Lefschetz fixed point theorems for correspondences

TL;DR

This paper explores a forgotten conjecture by Shimura related to Lefschetz fixed point theorems for correspondences, extending classical results to holomorphic and Hecke correspondences with potential applications in algebraic geometry.

Contribution

It formulates and investigates Shimura's conjecture for holomorphic correspondences, extending Lefschetz fixed point theorems beyond classical maps.

Findings

Formulated conjectures for smooth and holomorphic correspondences.

Connected fixed point formulas to Hecke correspondences.

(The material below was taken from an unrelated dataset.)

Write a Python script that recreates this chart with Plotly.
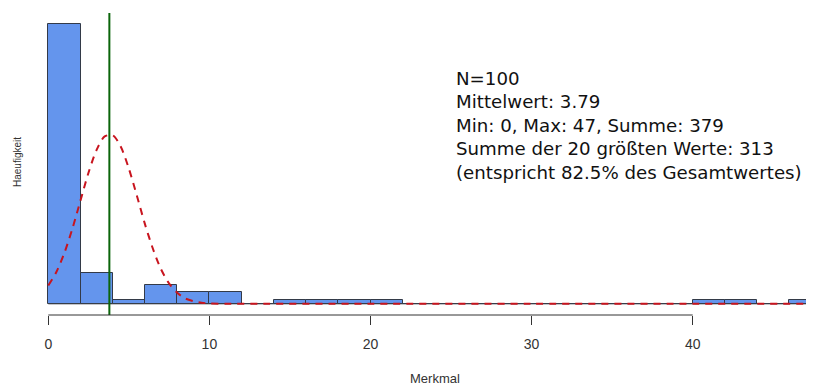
import plotly.graph_objects as go

# Histogram data (bin width 2)
bin_starts = [0, 2, 4, 6, 8, 10, 12, 14, 16, 18, 20, 22, 24, 26, 28, 30, 32, 34, 36, 38, 40, 42, 44, 46]
counts = [73, 8, 1, 5, 3, 3, 0, 1, 1, 1, 1, 0, 0, 0, 0, 0, 0, 0, 0, 0, 1, 1, 0, 1]
bin_width = 2

# Fitted normal curve (in counts)
curve_x = [0, 0.5, 1, 1.5, 2, 2.5, 3, 3.5, 4, 4.5, 5, 5.5, 6, 6.5, 7, 7.5, 8, 8.5, 9, 9.5, 10, 11, 12, 20, 30, 40, 48]
curve_y = [4.8, 8.3, 13.3, 19.7, 27.0, 34.3, 40.2, 43.7, 44.0, 41.0, 35.3, 28.2, 20.8, 14.3, 9.0, 5.3, 2.9, 1.4, 0.7, 0.3, 0.1, 0, 0, 0, 0, 0, 0]

mean_value = 3.79
x_ticks = [0, 10, 20, 30, 40]

stats_lines = [
    "N=100",
    "Mittelwert: 3.79",
    "Min: 0, Max: 47, Summe: 379",
    "Summe der 20 größten Werte: 313",
    "(entspricht 82.5% des Gesamtwertes)",
]

# page has an 8px body margin; figure is sized to fill the rest of the window
W, H = 806, 377
OFF = 8
T, B = 5, 70
PLOT_H = H - T - B
plot_bottom = H - B


def ypaper(ref_y):
    return (plot_bottom - (ref_y - OFF)) / PLOT_H


def xpaper(ref_x):
    return (ref_x - OFF) / W


centers = [s + bin_width / 2 for s in bin_starts]

fig = go.Figure()

# baseline where empty bins are
fig.add_trace(go.Scatter(
    x=[bin_starts[0], bin_starts[-1] + bin_width], y=[0, 0], mode="lines",
    line=dict(color="#3a3f4a", width=1), hoverinfo="skip", showlegend=False))

fig.add_trace(go.Bar(
    x=centers, y=counts, width=bin_width,
    marker=dict(color="#6495ED", line=dict(color="#333a48", width=1)),
    showlegend=False))

fig.add_trace(go.Scatter(
    x=curve_x, y=curve_y, mode="lines",
    line=dict(color="#c8141e", width=2, dash="7px,6px", shape="spline", smoothing=0.8),
    showlegend=False))

fig.add_shape(type="line", xref="x", yref="paper", x0=mean_value, x1=mean_value, y0=0, y1=1,
              line=dict(color="#0b650b", width=2))
fig.add_shape(type="line", xref="x", yref="paper", x0=x_ticks[0], x1=x_ticks[-1], y0=0, y1=0,
              line=dict(color="#333333", width=1))

line_centers = [76.5, 100.1, 123.7, 147.3, 170.9]
for txt, yc in zip(stats_lines, line_centers):
    fig.add_annotation(text=txt, xref="paper", yref="paper",
                       x=xpaper(455), y=ypaper(yc + 1.5), xanchor="left", yanchor="middle",
                       align="left", showarrow=False, borderpad=0,
                       font=dict(family="DejaVu Sans", size=18.2, color="#111111"))

fig.add_annotation(text="Merkmal", xref="x", yref="paper", x=24, y=ypaper(378),
                   xanchor="center", yanchor="middle", showarrow=False,
                   font=dict(family="Liberation Sans", size=13, color="#333333"))
fig.add_annotation(text="Haeufigkeit", xref="paper", yref="paper", x=xpaper(17), y=ypaper(162),
                   xanchor="center", yanchor="middle", textangle=-90, showarrow=False,
                   font=dict(family="Liberation Sans", size=10, color="#333333"))

x0_px = 48.3 - OFF
px_per_unit = 16.11
fig.update_layout(
    width=W, height=H,
    margin=dict(l=0, r=0, t=T, b=B),
    plot_bgcolor="white", paper_bgcolor="white",
    bargap=0,
    xaxis=dict(range=[-x0_px / px_per_unit, (W - x0_px) / px_per_unit],
               showgrid=False, zeroline=False, showline=False,
               tickvals=x_ticks, ticks="outside", ticklen=9, tickcolor="#333333",
               ticklabelstandoff=7,
               tickfont=dict(family="Liberation Sans", size=14, color="#333333")),
    yaxis=dict(range=[-2.92, 75.92], visible=False),
)

fig.write_html("out.html")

Identified open problems for future research.

Abstract

The classical Lefschetz fixed point theorem states that the number of fixed points, counted with multiplicity $\pm 1$, of a smooth map $f$ from a manifold $M$ to itself can be calculated as the alternating sum $\sum (-1)^k \textrm{ tr } f^*|_{H^k(M)}$ of the trace of the induced homomorphism in cohomology. In 1964, at a conference in Woods Hole, Shimura conjectured a Lefschetz fixed point theorem for a holomorphic map, which Atiyah and Bott proved and generalized into a fixed point theorem for elliptic complexes. However, in Shimura's recollection, he had conjectured more than the holomorphic Lefschetz fixed point theorem. He said he had made a conjecture for a holomorphic correspondence, but he could not remember the statement. This paper is an exploration of Shimura's forgotten conjecture, first for a smooth correspondence, then for a holomorphic correspondence in the form of two conjectures and finally in the form of an open problem involving an extension to holomorphic vector bundles over two varieties and the calculation of the trace of a Hecke correspondence.